Estonian architect and academic administrator (1942–2026)

Arvi Altmäe (22 July 1942 – 17 July 2026) was an Estonian architect, educator and academic administrator. He was rector of Tallinna Tehnikakõrgkool from 1992 to 2010, after earlier serving as director of its predecessor technical school. His published work has centred on quality assurance and the development of applied higher education in Estonia.

==Early life and education==
Altmäe studied architecture at the State Art Institute of the Estonian SSR, now the Estonian Academy of Arts, from 1967 to 1973, graduating with honours. He later studied administrative management at Tallinn University of Technology, receiving a master's degree in 1999.

In 2004 he received a doctorate in social sciences from Akadeemia Nord with the dissertation Kvaliteedi tagamise rakendamine Eesti rakenduskõrghariduses; according to the Estonian Research Information System, the dissertation was supervised by Ene Grauberg. In 2009 he completed a second doctorate, in education, at the University of Tampere. His Tampere dissertation, Koulutuksen laatu Viron tekniikan alan ammattikorkeakouluissa, examined educational quality in Estonian technical applied higher education.

==Career==
By early 1990, Altmäe was director of the Tallinn Construction and Mechanical Engineering Technical School (Tallinna Ehitus- ja Mehaanikatehnikum). During the period leading up to the elections to the Congress of Estonia, organisational work for the elections was centred at the school, and later reporting identified Altmäe as chairman of the election commission. A university history article published in 2025 also noted that, as director, he supported the holding of an early meeting connected with the restoration of the Tallinn district of the Estonian Defence League.

After the Estonian government reorganised the technical school into Tallinna Kõrgem Tehnikakool in 1992, Altmäe became rector of the new professional higher education institution. He remained at its head after it was renamed Tallinna Tehnikakõrgkool in 1999, and a contemporaneous report by ERR noted that he was re-elected rector in 2005. A 2025 article issued by the university stated that his rectorial tenure lasted from 1992 to 2010.

Altmäe was also active in national higher-education governance. The history page of the Council of Rectors of Applied Higher Education Institutions states that he was its first chairman, serving from 1992 to 2004, and a 2004 government order likewise identified him as rector of Tallinna Tehnikakõrgkool and chairman of the council. In 2003 President Arnold Rüütel appointed him to the President's Academic Council.
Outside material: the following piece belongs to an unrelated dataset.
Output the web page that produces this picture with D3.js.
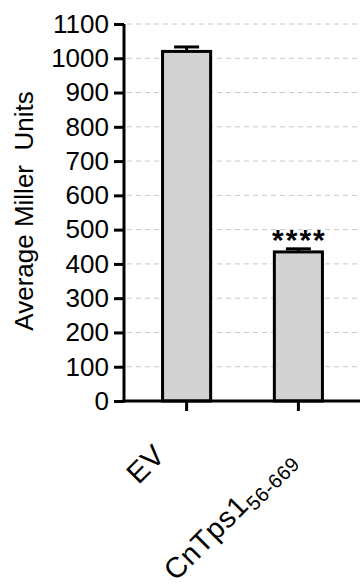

His tenure coincided with the development of applied-architecture education at Tallinna Tehnikakõrgkool. Writing in Sirp in 2014, the architecture critic Veronika Valk described how new architecture teaching staff and then-rector Altmäe paid increasing attention to teaching quality at the school from the early 1990s onward.

==Death==
Altmäe died on 17 July 2026, at the age of 83.

==Research and publications==
According to the Estonian Research Information System, Altmäe has been listed as a professor at Tallinna Tehnikakõrgkool since 2005. His scholarly work has concentrated on educational quality, quality culture and the institutional development of applied higher education. His 2005 monograph Kvaliteedi tagamise arendamine Eesti rakenduskõrghariduses and his 2009 Tampere dissertation are both representative of that focus.

==Honours==
Altmäe was awarded the Order of the White Star, 3rd Class, in 2000 and the Order of the White Star, 2nd Class, in 2006. In 2010 Vilniaus kolegija awarded him an honorary doctorate, citing his contribution to higher education in the Baltic states and to Lithuanian-Estonian cooperation among professional higher schools.

==Selected works==
- Kvaliteedi tagamise arendamine Eesti rakenduskõrghariduses (Tallinn: Tallinna Tehnikakõrgkool, 2005).
- Koulutuksen laatu Viron tekniikan alan ammattikorkeakouluissa (Tampere: Tampere University Press, 2009).